Baleful Polymorph, Banishment, Blindness, Calm Emotions, Charm, Charming Touch, Charming Words, Color Spray, Commanding Lash, Dominate, Dreamer's Call, Fabricated Truth, Hallucination, Overwhelming Presence, Paralyze, Possession, Scintillating Pattern, Shared Nightmare, Sleep, Subconscious Suggestion, Suggestion, Synaptic Pulse, Telepathic Demand, Uncontrollable Dance, Unfathomable Song, Vibrant Pattern, Warp Mind, You're Mine
So, is this really how this trait is supposed to work? I could understand if it simply changed critical failures to failures in order to avoid bosses being knocked out by pure luck, but as-is it seems unnecessarily harsh to spellcasters.

lordcirth |
On my first read-through of the rulebook, I happened across this paragraph, inconspicuously located under Other Spell Traits on pg 301:
Core Rulebook wrote:Incapacitation
An ability with this trait can take a character completely out of the fight or even kill them, and it’s harder to use on a more powerful character. If a spell has the incapacitation trait, any creature of more than twice the spell’s level treats the result of their check to prevent being incapacitated as one degree of success better or the result of any check the spellcaster made to incapacitate them as one degree of success worse. If any other effect has the incapacitation trait, a creature of higher level than the item, creature, or hazard generating the effect gains the same benefits.At first it didn't seem like a very important rule, but when I started to build a wizard to test the system I began to realize just how heavily this trait nerfs a substantial number of spells.
The wording is a little unclear, but if "treats the result of their check to prevent being incapacitated as one degree of success better" means that the target's saving throw against the whole effect is improved by a degree of success, any spell with the incapacitation trait is pretty close to useless against targets of more than twice the spell's level. The target will only suffer the failure effect on a critical failure, and if it's already high level relative to the spell then its saves will likely be good enough to make this quite unlikely. Thus, the spellcaster can only reasonably hope for the success effect, which is rarely enough to justify casting the spell at all.
From the perspective of a PC, this situation means that even their highest level of spells with this trait will be ineffectual against the stronger monsters they're facing, and any lower levels of spells will be useless against even foes of their own level. According to Archives of Nethys, all of the following spells have the incapacitation trait, and thus become extremely...
A 5th level wizard casting Paralyze(3rd) can target a 6th level creature without incurring the incapacitation restriction.
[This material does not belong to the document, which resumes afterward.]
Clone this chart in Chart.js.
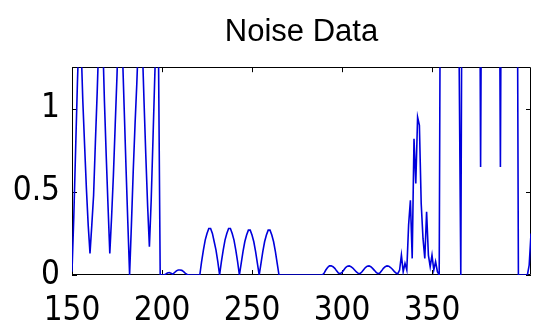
<!DOCTYPE html>
<html>
<head>
<meta charset="utf-8">
<title>Noise Data</title>
<script src="https://cdn.jsdelivr.net/npm/chart.js@4.4.1/dist/chart.umd.min.js"></script>
<style>
  html, body { margin: 0; padding: 0; background: #fff; }
  canvas { display: block; }
</style>
</head>
<body>
<canvas id="noiseChart" width="536" height="327"></canvas>
<script>
'use strict';

// ******** DATA **********

// sample positions along the x axis
let xValues = [
  150, 151, 152, 153, 154, 155, 156, 157, 158, 159,
  160, 161, 162, 163, 164, 165, 166, 167, 168, 169,
  170, 171, 172, 173, 174, 175, 176, 177, 178, 179,
  180, 181, 182, 183, 184, 185, 186, 187, 188, 189,
  190, 191, 192, 193, 194, 195, 196, 197, 198, 199,
  200, 201, 202, 203, 204, 205, 206, 207, 208, 209,
  210, 211, 212, 213, 214, 215,
  221, 222, 223, 224, 225, 226, 227, 228, 229, 230,
  231, 232, 233, 234, 235, 236, 237, 238, 239, 240,
  241, 242, 243, 244, 245, 246, 247, 248, 249, 250,
  251, 252, 253, 254, 255, 256, 257, 258, 259, 260,
  261, 262, 263, 264, 265,
  289, 290, 291, 292, 293, 294, 295, 296, 297, 298, 299,
  300, 301, 302, 303, 304, 305, 306, 307, 308, 309,
  310, 311, 312, 313, 314, 315, 316, 317, 318, 319,
  320, 321, 322, 323, 324, 325, 326, 327, 328, 329,
  330, 331, 332, 333, 334, 335, 336, 337, 338, 339,
  340, 341, 342, 343, 344, 345, 346, 347, 348, 349,
  350, 351, 352, 353, 354,
  355, 356, 357, 358, 359, 360, 361, 362, 363, 364,
  365, 366, 367, 368, 369, 370, 371, 372, 373, 374,
  375, 376, 377, 378, 379, 380, 381, 382, 383, 384,
  385, 386, 387, 388, 389, 390, 391, 392, 393, 394,
  395, 396, 397, 398, 399, 403, 404, 405
];

// noise amplitude at each sample
let yValues = [
  0.02, 0.35, 0.75, 1.15, 1.5, 1.4, 1.05, 0.78, 0.52, 0.3,
  0.13, 0.3, 0.48, 0.8, 1.1, 1.45, 1.8, 1.45, 1.05, 0.72,
  0.42, 0.13, 0.35, 0.6, 0.9, 1.2, 1.55, 1.7, 1.35, 1.0,
  0.65, 0.32, 0.0, 0.3, 0.62, 0.9, 1.15, 1.45, 1.7, 1.4,
  1.05, 0.72, 0.42, 0.17, 0.45, 0.82, 1.2, 1.55, 1.4, 0.0,
  0.0, 0.0, 0.005, 0.012, 0.015, 0.01, 0.005, 0.015, 0.025, 0.03,
  0.03, 0.028, 0.02, 0.01, 0.003, 0.0,
  0.0, 0.08, 0.15, 0.21, 0.25, 0.28, 0.28, 0.25, 0.2, 0.15,
  0.08, 0.0, 0.08, 0.15, 0.21, 0.25, 0.28, 0.28, 0.25, 0.21,
  0.15, 0.08, 0.0, 0.07, 0.14, 0.2, 0.24, 0.27, 0.27, 0.24,
  0.2, 0.14, 0.07, 0.0, 0.07, 0.14, 0.2, 0.24, 0.27, 0.27,
  0.24, 0.2, 0.14, 0.07, 0.0,
  0.0, 0.01, 0.03, 0.045, 0.055, 0.055, 0.05, 0.04, 0.025, 0.012, 0.008,
  0.015, 0.03, 0.045, 0.053, 0.055, 0.05, 0.042, 0.03, 0.018, 0.01,
  0.008, 0.018, 0.032, 0.045, 0.053, 0.055, 0.05, 0.04, 0.028, 0.015,
  0.008, 0.012, 0.025, 0.04, 0.05, 0.055, 0.053, 0.045, 0.035, 0.022,
  0.012, 0.008, 0.03, 0.12, 0.02, 0.07, 0.03, 0.3, 0.45, 0.1,
  0.82, 0.55, 0.95, 0.9, 0.43, 0.22, 0.1, 0.38, 0.12, 0.05,
  0.12, 0.03, 0.08, 0.02, 0.0,
  2.9, 5.3, 7.4, 8.9, 9.8, 9.9, 9.2, 7.8, 5.9, 3.6,
  1.4, 0.0, 2.9, 5.4, 7.5, 9.0, 9.8, 9.9, 9.2, 7.7,
  5.6, 3.2, 0.65, 3.0, 5.5, 7.6, 9.1, 9.9, 9.8, 9.0,
  7.4, 5.3, 2.9, 0.65, 3.2, 5.6, 7.8, 9.2, 9.9, 9.6,
  8.2, 6.0, 3.1, 0.0, 0.0, 0.0, 0.06, 0.25
];

let xTicks = [150, 200, 250, 300, 350];
let yTicks = [0, 0.5, 1];

let xMin = 150;
let xMax = 405;
let yMin = 0;
let yMax = 1.25;

// ********** SETTINGS ***********

let tickFont = { family: "'Liberation Sans Narrow', 'DejaVu Sans Condensed', sans-serif", size: 33 };
let titleFont = { family: "'Liberation Sans', Arial, sans-serif", size: 31, weight: 'normal' };

// box round the plot with short inward tick marks on every side
let axisBox = {
  id: 'axisBox',
  beforeDatasetsDraw(chart) {
    let c = chart.ctx;
    let a = chart.chartArea;
    let x = chart.scales.x;
    let y = chart.scales.y;
    let len = 5;

    c.save();
    c.strokeStyle = '#000';
    c.lineWidth = 1;
    c.beginPath();
    c.rect(Math.round(a.left) + 0.5, Math.round(a.top) + 0.5,
      Math.round(a.right) - Math.round(a.left) - 1, Math.round(a.bottom) - Math.round(a.top) - 1);

    xTicks.forEach(function (v) {
      let px = Math.round(x.getPixelForValue(v)) + 0.5;
      c.moveTo(px, a.bottom);
      c.lineTo(px, a.bottom - len);
      c.moveTo(px, a.top);
      c.lineTo(px, a.top + len);
    });
    yTicks.forEach(function (v) {
      let py = Math.round(y.getPixelForValue(v)) + 0.5;
      c.moveTo(a.left, py);
      c.lineTo(a.left + len, py);
      c.moveTo(a.right, py);
      c.lineTo(a.right - len, py);
    });
    c.stroke();
    c.restore();
  }
};

// ********** CHART *************

let ctx = document.getElementById('noiseChart').getContext('2d');

let points = xValues.map(function (v, i) {
  return { x: v, y: yValues[i] };
});

new Chart(ctx, {
  type: 'line',
  data: {
    datasets: [{
      data: points,
      borderColor: '#0000dc',
      borderWidth: 1.6,
      pointRadius: 0,
      tension: 0,
      fill: false
    }]
  },
  options: {
    responsive: false,
    animation: false,
    layout: {
      padding: { left: 0, right: 5, top: 0, bottom: 0 }
    },
    plugins: {
      legend: { display: false },
      tooltip: { enabled: false },
      title: {
        display: true,
        text: 'Noise Data',
        color: '#000',
        fullSize: false,
        font: titleFont,
        padding: { top: 14, bottom: 16 }
      }
    },
    scales: {
      x: {
        type: 'linear',
        min: xMin,
        max: xMax,
        afterBuildTicks: function (scale) {
          scale.ticks = xTicks.map(function (v) { return { value: v }; });
        },
        afterFit: function (scale) { scale.height = 52; },
        grid: { display: false, drawTicks: false },
        border: { display: false },
        ticks: {
          color: '#000',
          font: tickFont,
          padding: 17,
          maxRotation: 0,
          autoSkip: false,
          callback: function (v) { return String(v); }
        }
      },
      y: {
        type: 'linear',
        min: yMin,
        max: yMax,
        afterBuildTicks: function (scale) {
          scale.ticks = yTicks.map(function (v) { return { value: v }; });
        },
        afterFit: function (scale) { scale.width = 72; },
        grid: { display: false, drawTicks: false },
        border: { display: false },
        ticks: {
          color: '#000',
          font: tickFont,
          padding: 12,
          autoSkip: false,
          callback: function (v) { return String(v); }
        }
      }
    }
  },
  plugins: [axisBox]
});
</script>
</body>
</html>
This wizard will have a DC of 10 + level 5 + trained 2 + int 4 = 21.According to this stats spreadsheet [1], if you target a 6th level creature who's will save is their weakest, they will have around +11 to that save. So, they need to roll a natural 10 or better to succeed. This gives them roughly even odds of a success (stunned 1) or failure (paralyzed one round), with crit or crit fail being unlikely. Now, since this monster is APL+1, assuming a 4 PC party, that's a "Low-or moderate-threat boss". If this enemy is solo, that's a Low threat encounter, if there's 2 of them, it's Severe.
Since Severe is when it matters most, let's look at the action economy. 4 PCs * 3 actions = 12 actions a round. 2 enemies * 3 actions = 6 actions a round.
You've expended 2/12 actions (1/6) and a 3rd level spell slot.
If they fail, they have lost 3/6 actions (1/2). If they succeed, they've lost 1/6 actions, the same action cost as you.
I think Paralyze is a reasonably powerful spell, when it's the highest level you can cast. Whether it's worth heightening is perhaps debatable. If you are about to try a Paralyze, I would recommend that you or an ally try to debuff their Will save first. Demoralize is a good way.